Under the terms of the new AG-881 collaboration, Agios will receive an initial payment of $10 million in the second quarter of 2015 and is eligible to receive regulatory milestone payments of up to $70 million. Agios and Celgene will jointly collaborate on the worldwide development program for AG-881, sharing development costs 50/50 worldwide. The two companies have agreed to share any worldwide profits 50/50, with Celgene booking worldwide commercial sales. Agios would lead commercialization in the U.S. with both companies sharing equally in field-based commercial activities, and Celgene would lead commercialization ex-U.S. with Agios providing one third of field-based commercial activities in the major E.U. markets.

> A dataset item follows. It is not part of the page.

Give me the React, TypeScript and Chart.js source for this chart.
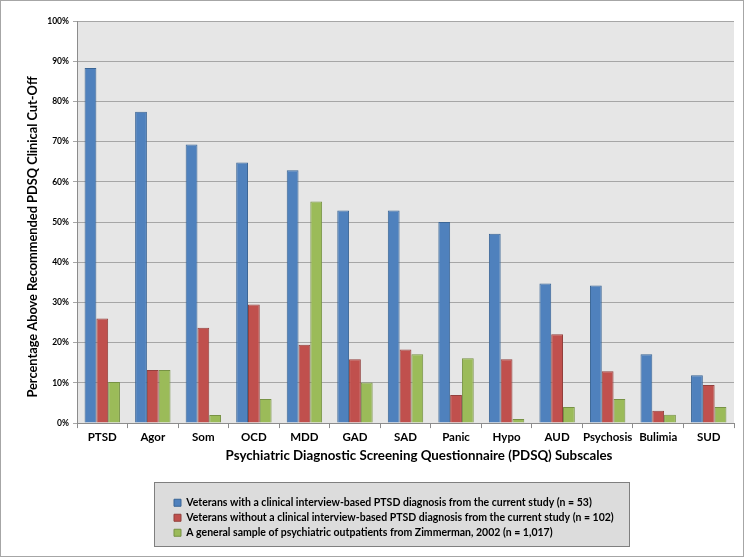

Summary of Agios and Celgene Collaboration on IDH Mutant Inhibitors

Agios and Celgene entered a global, strategic collaboration in April 2010 and, to date, three potential new distinct investigational medicines have emerged – the IDH2 mutant inhibitor, AG-221; the IDH1 mutant inhibitor, AG-120; and the pan-IDH mutant inhibitor, AG-881, which as described above is now part of a new collaboration between the companies. These three investigational medicines aim to improve the treatment outcomes for patients whose cancers carry these IDH mutations, including difficult to treat acute myelogenous leukemia and glioma, a type of aggressive brain tumor with poor prognosis. Each of these investigational medicines carries different financial terms and rights under the collaboration, including:

AG-221: Celgene has worldwide development and commercialization rights for AG-221. Agios is eligible for up to $120 million in milestone payments and royalties on any net sales.
AG-120: Agios retains U.S. development and commercialization rights, while Celgene has development and commercialization rights outside the U.S. Agios is eligible to receive royalties on any net sales outside the U.S. and up to $120 million in milestone payments. Celgene is eligible to receive royalties on any net sales in the U.S.
AG-881: Joint worldwide development and 50/50 profit share collaboration. Agios is eligible to receive regulatory milestone payments up to $70 million.